A morning hike is also perfect if you want to have some peace and quiet, and enjoy nature with a smaller crowd. Hiking trails are usually fairly empty in the morning, and you can take pictures without having to worry about people getting in the way.
Keep Your Camera Accessible
Make sure you pack your camera somewhere it’s easy to reach during your hike. It shouldn’t be stashed under your stuff in your backpack. Not only will that make it harder for you to take your camera out if you find a sudden photo-worthy spot, but it may also cause damage to the camera lens. So make sure you have a good system in place for carrying your camera when you’re out on the trail.
A good practice is either keeping your camera at the top of your backpack or putting it in a case or holder. In either case, you can easily get your camera out when there’s a shot you want to capture.

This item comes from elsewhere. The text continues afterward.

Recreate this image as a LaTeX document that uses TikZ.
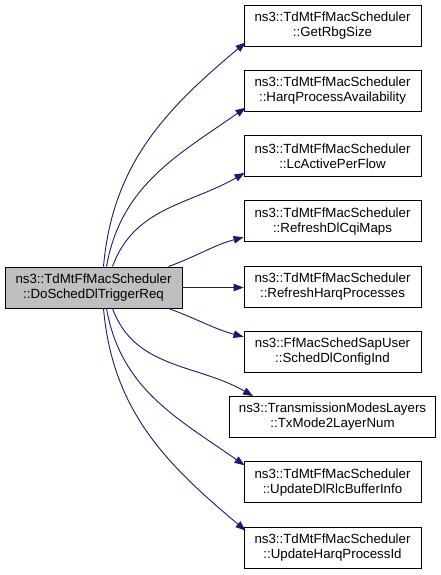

It’s important that you choose the right backpack to make sure your camera is safe and sound. You can also use a camera sleeve to secure it to your body and hike without having to worry about it getting damaged.
Wear Bright Colours
Hiking photos often have striking, detailed backgrounds and people can easily fade into the background. This is why it’s important that you take pictures of human subjects by placing them in front of an empty space or solid background instead of a detailed, cluttered backdrop.

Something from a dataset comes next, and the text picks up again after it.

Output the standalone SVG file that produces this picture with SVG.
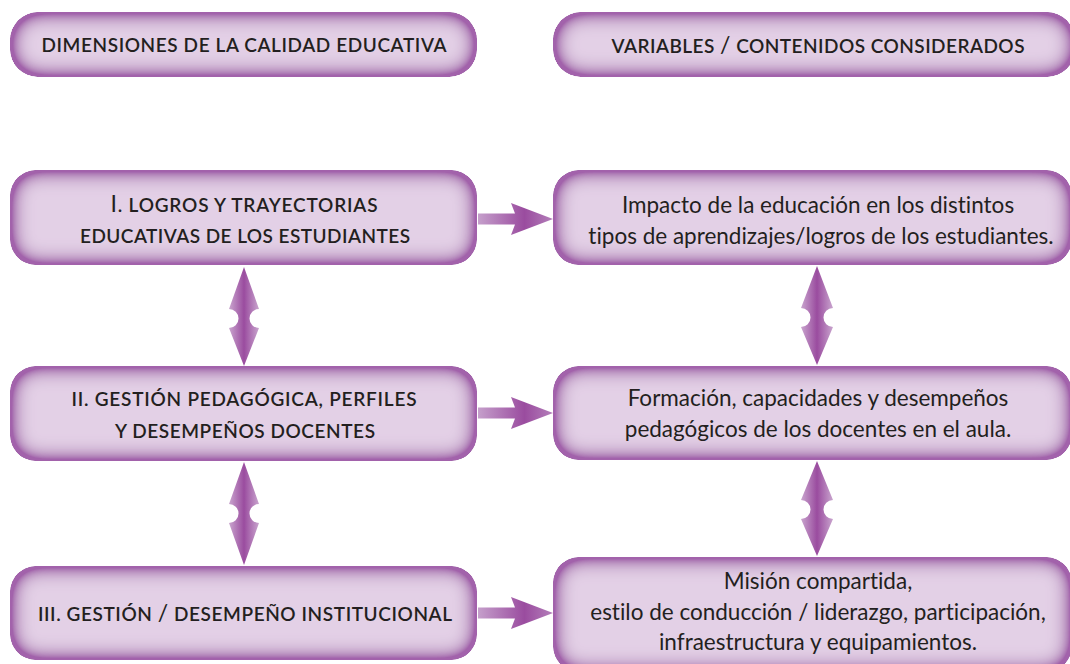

Another way to make yourself, or the person whose picture you’re taking, stand out is by wearing bright colours. You can also wear colours that may complement the scenery of the place where you’ll be hiking. For example, if you’re hiking around a lake, consider wearing red to complement the water.
Take Candid Photos
You’ve probably seen tons of posed hiking pictures on your Instagram feed; though they can look pretty cool, candid pictures capture the actual experience in a more organic way. Often, the best memories will be captured by candid, natural shots you take during your hike. Try taking pictures showcasing real experiences and reactions; not even fake candids can always capture the true essence of your experiences on a hike.
Make sure you document the laughs, the struggles, the falls, and the smiles throughout your journey. This might require some extra work and make things a little more difficult for you, and you might have to run ahead or lag behind to take the perfect candid pictures, but the results will be worth the effort.
Capture the Story of Your Journey
A really cool way to capture your hiking journey is to take pictures at every step of the way. This way, your pictures will tell the story of your journey. If you’re on a long hiking trip, you can chronicle the whole experience in a compelling way by capturing a variety of different shots. Don’t take a bunch of photos that look too similar. You can include detailed shots, wide landscape shots, and focus shots, for example. You can even capture pictures of you and your group preparing for your hiking trip, packing bags, and preparing food. By capturing your whole journey from start to finish, you’ll be able to look back on your adventure and recall the details better. A series of photos that tells a story will help you preserve priceless memories that might otherwise be lost.
Use the Right Camera Settings
You can also try to fine-tune the settings on your camera to make sure you get the photos you desire. The three most important factors affecting the quality of your pictures are shutter speed, aperture, and ISO. The shutter speed determines how long the camera lens is open during your shot. In addition to influencing the brightness of your photo, it affects how much movement is captured. The aperture similarly affects the brightness of your photo. It also has an impact on the focus of the image. If a smaller aperture is used, your whole picture will tend to be in focus, even objects at a distance. Whereas if a larger aperture is used, only the subject will be in focus while the background is blurred. The ISO, which refers to the sensitivity of the camera’s sensor, should be set to as low as possible because it will dictate the general quality of your photo. The higher the ISO setting, the grainier your photos will be. If you’re shooting in low light, however, and your pictures are coming out too dark, it may be necessary to turn the ISO up a bit.
At the end of the day, memories are all you’re left with, and pictures help you preserve the memories you form out on the trail. Good pictures can capture the feelings and experiences you had on these journeys. So it’s important that you try to get as many pictures as you can while simultaneously enjoying your journey. Although hikes can be tiring, they allow you to form lasting memories with your friends, family, and loved ones. So keep these tips in mind, grab your camera, and get out there.